There is a coalition being driven by hidden actors, whose goal is to oust the Likud from power and to replace it with a left-wing government. This is not the “just not Bibi” coalition, which we are familiar with. I’m talking about other forces, much larger, that include millions of shekels from overseas, along with consultants and others in order to accomplish two things: to raise turnout among voters on the Left on a much larger scale than what exists today, and massive turnout among Arab voters [on election day].

These are well-funded organizations that can bring the number of Arab [Knesset] seats up to 16 and decide the elections. The strategy is clear: bring leftist voters to the polls and to raise voter participation in the Arab public to unprecedented levels. That’s how they believe they can break the Likud’s rule and boost the left-wing parties. That’s the main effort, the hidden [effort], of the most significant influence, which has already affected the polls.
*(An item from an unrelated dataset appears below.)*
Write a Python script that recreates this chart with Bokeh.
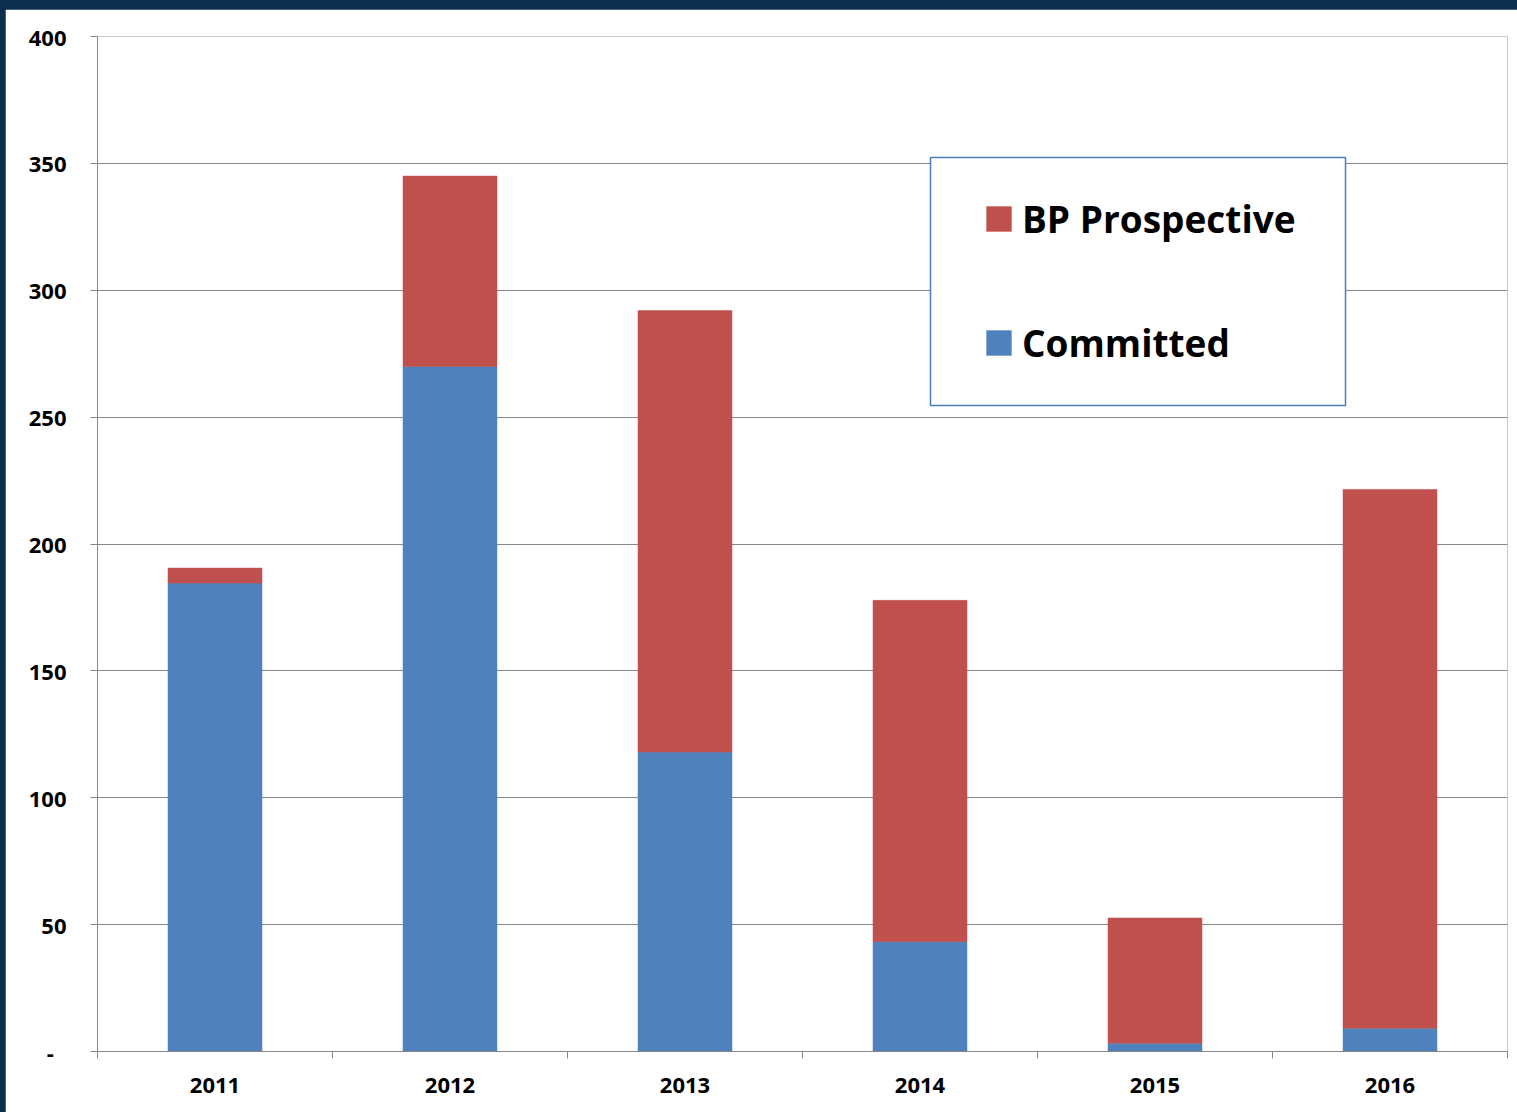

It presents a very real danger that the Likud and I might not lead the next government.

[Livni] and [Herzog] are first of all hiding Livni and after that they are hiding the rotation [agreement]. Together they are going into a coalition propped up by Arab votes. That is the biggest change taking place here. The only way to stop it is massive turnout on the other side of the [political] map — by Likud voters and my supporters. That’s how we can stop their efforts to thin out the Likud’s support to the Right, to the “social” parties and to the Left, sweepingly, because of the Arabs. As a result of the campaign to increase voter turnout among the Arabs and leftists, which is funded by millions of dollars flowing from leftists overseas, there is a real danger that the Likud and the Right will be kicked out of power. The polls show the Likud smaller, and the leftist parties, including the Arabs and Lapid, are growing. The only way to prevent the formation of a leftist government is a massive turnout by Likud voters on election day, March 17.

Recoiling at high voter turnout among non-Jewish Israeli citizens is understandable at Israel Hayom, the newspaper that doesn’t see them as equal citizens with equal rights. In fact, the publication quite regularly revokes their right to express their opinion.
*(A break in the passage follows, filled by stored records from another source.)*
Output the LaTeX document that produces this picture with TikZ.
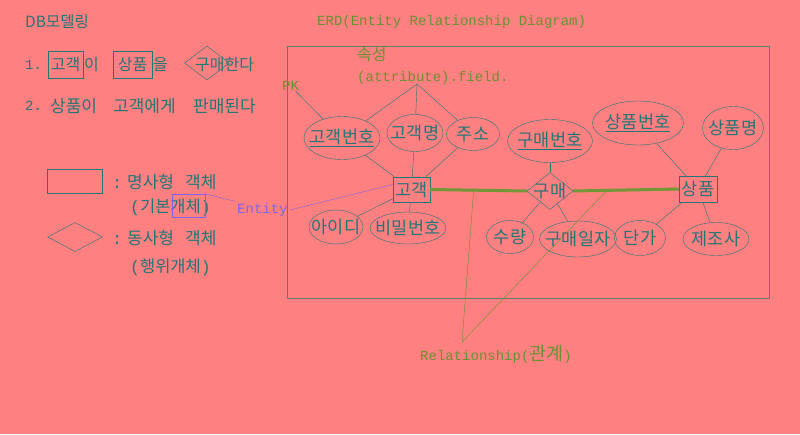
\documentclass[tikz,border=0pt]{standalone}
\usepackage{fontspec}
\setmainfont{Liberation Mono}
\newfontfamily\kr{Noto Sans CJK KR}
\newfontfamily\mono{Liberation Mono}
\usetikzlibrary{shapes.geometric,positioning,calc}
\definecolor{bgpink}{RGB}{255,128,128}
\definecolor{teal}{RGB}{35,118,118}
\definecolor{olive}{RGB}{105,145,50}
\definecolor{thickgreen}{RGB}{115,150,55}
\definecolor{entpurple}{RGB}{125,100,230}
\definecolor{frame}{RGB}{85,130,100}
\tikzset{every node/.style={inner sep=0pt, text=teal},
        txt/.style={anchor=west, font=\fontsize{14}{16}\selectfont},
        ktxt/.style={anchor=west, font=\kr\fontsize{16}{18}\selectfont},
        attr/.style={ellipse, draw=teal,
                     label={[font=\kr\fontsize{17.5}{19}\selectfont]center:#1}},
        ent/.style={rectangle, draw=teal, font=\kr\fontsize{17.5}{19}\selectfont},
        rel/.style={diamond, draw=teal},
        link/.style={draw=teal},
        strong/.style={draw=thickgreen, line width=3pt},
        green/.style={text=olive},
        }

\begin{document}
\begin{tikzpicture}[x=1pt,y=-1pt]
    \fill[bgpink] (0,0) rectangle (800,434);
    \useasboundingbox (0,0) rectangle (800,434);

    % left side: sentences
    \node[ktxt, font=\kr\fontsize{15.5}{17}\selectfont] (title) at (25,22) {DB모델링};
    \node[txt] (one) at (25,65) {1.};
    \node[ent, font=\kr\fontsize{16}{18}\selectfont, minimum width=35, minimum height=27] (lcust) at (65.5,64.5) {고객};
    \node[ktxt] (lcusti) at (84,65) {이};
    \node[ent, font=\kr\fontsize{16}{18}\selectfont, minimum width=39, minimum height=27] (lprod) at (132.5,64.5) {상품};
    \node[ktxt] (lprodi) at (153,65) {을};
    \node[rel, minimum width=45, minimum height=34] (lbuy) at (207,63) {};
    \node[ktxt] (lbuyt) at (195,65) {구매한다};
    \node[txt] (two) at (25,106) {2.};
    \node[ktxt, font=\kr\fontsize{17}{19}\selectfont] (twot) at (50,106)
        {\makebox[63pt][l]{상품이}\makebox[80pt][l]{고객에게}판매된다};

    % legend
    \node[draw=teal, minimum width=55, minimum height=24] (lgent) at (74.5,181) {};
    \node[ktxt, font=\kr\fontsize{17}{19}\selectfont] (lgentt) at (112,182)
        {\makebox[15pt][l]{\mono :}\makebox[58pt][l]{명사형}객체};
    \node[ktxt, font=\kr\fontsize{16.5}{18}\selectfont] (lgbase) at (130,207) {{\mono(}기본개체{\mono)}};
    \node[draw=entpurple, minimum width=33, minimum height=23] (lgbox) at (188.5,205.5) {};
    \node[rel, minimum width=55, minimum height=29] (lgrel) at (75,237) {};
    \node[ktxt, font=\kr\fontsize{17}{19}\selectfont] (lgrelt) at (112,238)
        {\makebox[15pt][l]{\mono :}\makebox[58pt][l]{동사형}객체};
    \node[ktxt, font=\kr\fontsize{16.5}{18}\selectfont] (lgact) at (130,267) {{\mono(}행위개체{\mono)}};
    \node[txt, text=entpurple, inner sep=2pt] (entity) at (235,210) {Entity};

    % ERD
    \node[txt, green] (erdtitle) at (317,22) {ERD(Entity Relationship Diagram)};
    \draw[frame] (287,46) rectangle (769,298);
    \node[ktxt, green] (prop) at (357,55) {속성};
    \node[txt, green] (propf) at (357,78) {(attribute).field.};
    \node[txt, green] (pk) at (282,86) {PK};
    \coordinate (propc) at (417,84);

    \node[ent, minimum width=37, minimum height=25] (cust) at (411.5,189.5) {고객};
    \node[rel, minimum width=46, minimum height=37] (buy) at (550,191) {};
    \node[font=\kr\fontsize{17.5}{19}\selectfont] (buyt) at (buy) {구매};
    \node[ent, minimum width=38, minimum height=26] (prod) at (698,189) {상품};

    \node[attr={\underline{고객번호}}, minimum width=76, minimum height=43] (custno) at (342,138) {};
    \node[attr=고객명, minimum width=56, minimum height=37] (custname) at (415,133) {};
    \node[attr=주소, minimum width=53, minimum height=33] (addr) at (473,134) {};
    \node[attr=아이디, minimum width=54, minimum height=34] (userid) at (336,227) {};
    \node[attr=비밀번호, minimum width=76, minimum height=32] (passwd) at (408,228) {};
    \node[attr={\underline{구매번호}}, minimum width=85, minimum height=43] (buyno) at (550,141) {};
    \node[attr=수량, minimum width=47, minimum height=33] (qty) at (510,237) {};
    \node[attr=구매일자, minimum width=77, minimum height=36] (buydate) at (578,239) {};
    \node[attr={\underline{상품번호}}, minimum width=91, minimum height=44] (prodno) at (638,123) {};
    \node[attr=상품명, minimum width=61, minimum height=43] (prodname) at (733,128) {};
    \node[attr=단가, minimum width=51, minimum height=35] (price) at (640,238) {};
    \node[attr=제조사, minimum width=66, minimum height=33] (maker) at (716,239) {};

    \draw[link] (pk) -- (custno);
    \draw[link] (propc) -- (custno);
    \draw[link] (propc) -- (custname);
    \draw[link] (propc) -- (addr);
    \foreach \a in {custno,custname,addr,userid,passwd}
        \draw[link] (\a) -- (cust);
    \foreach \a in {buyno,qty,buydate}
        \draw[link] (\a) -- (buy);
    \foreach \a in {prodno,prodname,price,maker}
        \draw[link] (\a) -- (prod);

    % relationship lines
    \coordinate (r1) at ($(cust.east)!0.45!(buy.west)$);
    \coordinate (r2) at ($(buy.east)!0.32!(prod.west)$);
    \coordinate (relc) at (462,342);
    \draw[olive] (relc) -- (r1);
    \draw[olive] (relc) -- (r2);
    \draw[strong] (cust.east) -- (buy.west);
    \draw[strong] (buy.east) -- (prod.west);
    \node[txt, green] (reltxt) at (420,354) {Relationship({\kr\fontsize{18.5}{20}\selectfont 관계})};

    % entity pointer
    \draw[entpurple] (lgbox.north east) -- (entity.north west);
    \draw[entpurple] (entity.east) -- ([yshift=5pt]cust.west);
\end{tikzpicture}
\end{document}
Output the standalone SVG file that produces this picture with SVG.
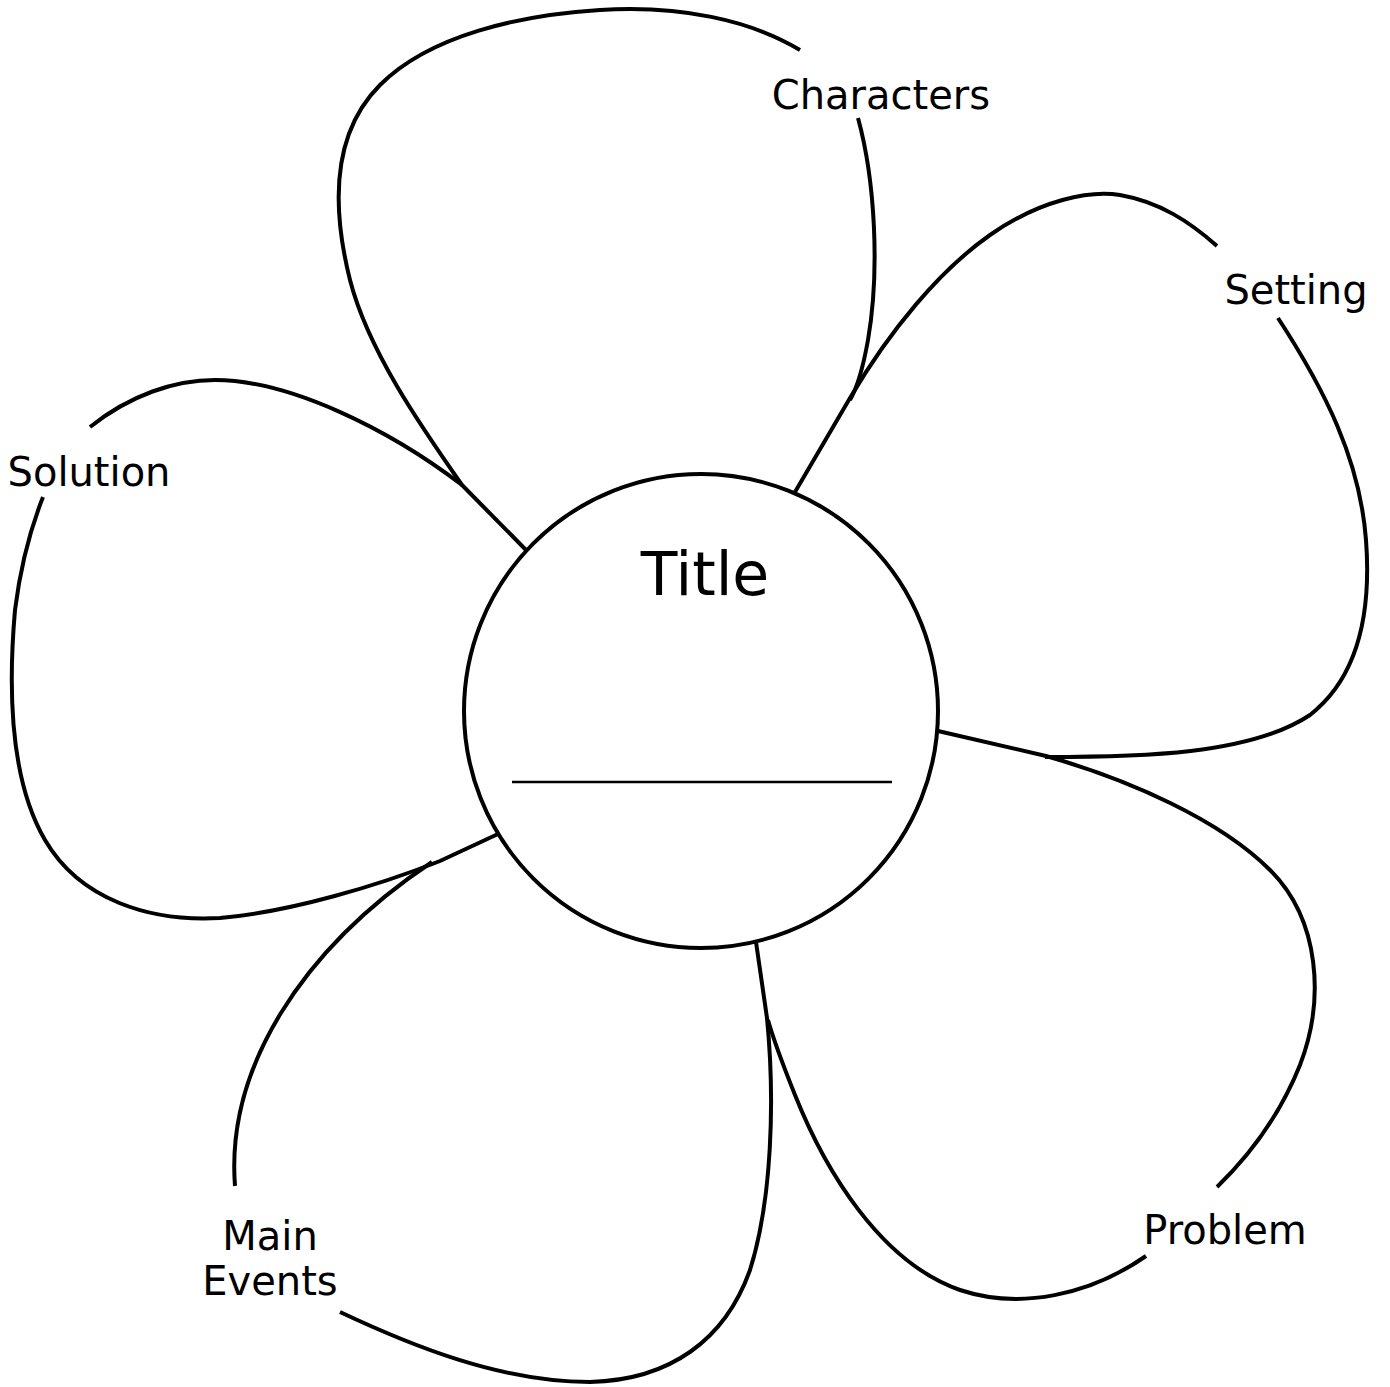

A day earlier, the newspaper published results from a poll conducted by New Wave Research on its behalf. According to the results published in Israel Hayom, the public opinion poll “was conducted between March 4 and March 15 among a random representative sample of 624 interviewees from the entire Israeli population over the age of 18.” A day earlier Israel Hayom also published the results of a survey conducted on its behalf by New Wave, conducted between March 4 and March 15, which were highlighted on the top headline of the front page. That survey, however, as published in Israel Hayom, was conducted “among a random representative sample of 500 interviewees from the Jewish, Hebrew-speaking public over the age of 18.”
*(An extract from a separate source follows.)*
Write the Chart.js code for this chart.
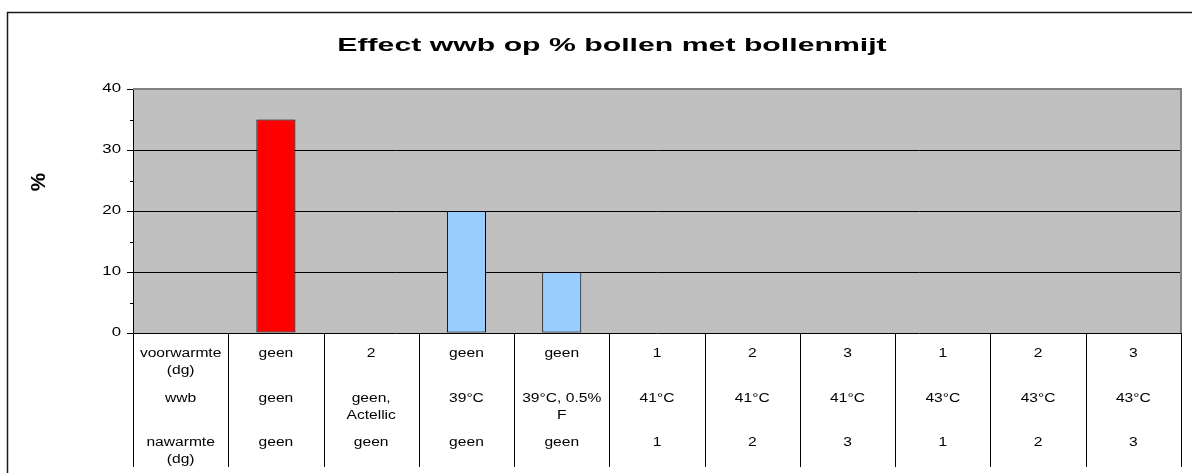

In other words, the research institute conducted a poll using a sample that represents the entire Israeli population, Jews and non-Jews alike. But some of the questions were asked only of Jews (or, more degrading, all of the questions were asked of all the respondents but their answers were later removed), and thus the democratic survey became an apartheid poll.

According to last week’s Israel Hayom, Arab citizens of Israel are allowed to say what party they plan on voting for; they are allowed to answer, “who do you think is best suited to be the prime minister of Israel”; they are allowed to answer whether they consider themselves “right” or “left”; but under no circumstances do they have the right to to express whether “the prime minister’s decision to speak to Congress was the right or wrong move?” or “who do you trust or value more when it comes to addressing the Iranian nuclear threat?”

As usual, it wasn’t enough for Israel Hayom to revoke non-Jews’ freedom of opinion and mislead their readers (including the Arabs among them). “46 percent of the public: The trip to Congress — the right move,” was that day’s headline. Except they are only talking about 46 percent of only the Jewish public, which comprises 80 percent of the country’s citizens. “At least according to the voting public in Israel, Prime Minister Benjamin Netanyahu’s decision to speak in the U.S. Congress was correct,” the lede of the article said of the poll, despite the fact that it really referred only to Jewish voters.

In communications studies, the term “symbolic annihilation” is used to describe the under-representation of specific population segments, but in the case of Israel Hayom’s survey, we can make due with a lesson in statistics. The margin of error in the survey conducted among Jews only is +/- 4.4 percent, according to New Wave Research. The margin of error for the broader sample, which included 124 non-Jews, is half a percentage point smaller, at +/- 3.9 percent. What newspaper editor — who aspires to give their readers the most accurate information — would prefer to publish poll results with a higher margin of error? What editor would choose a more faulty poll, statistically speaking, and one whose results ignore the views of citizens whose only crime is being Muslim and Christian?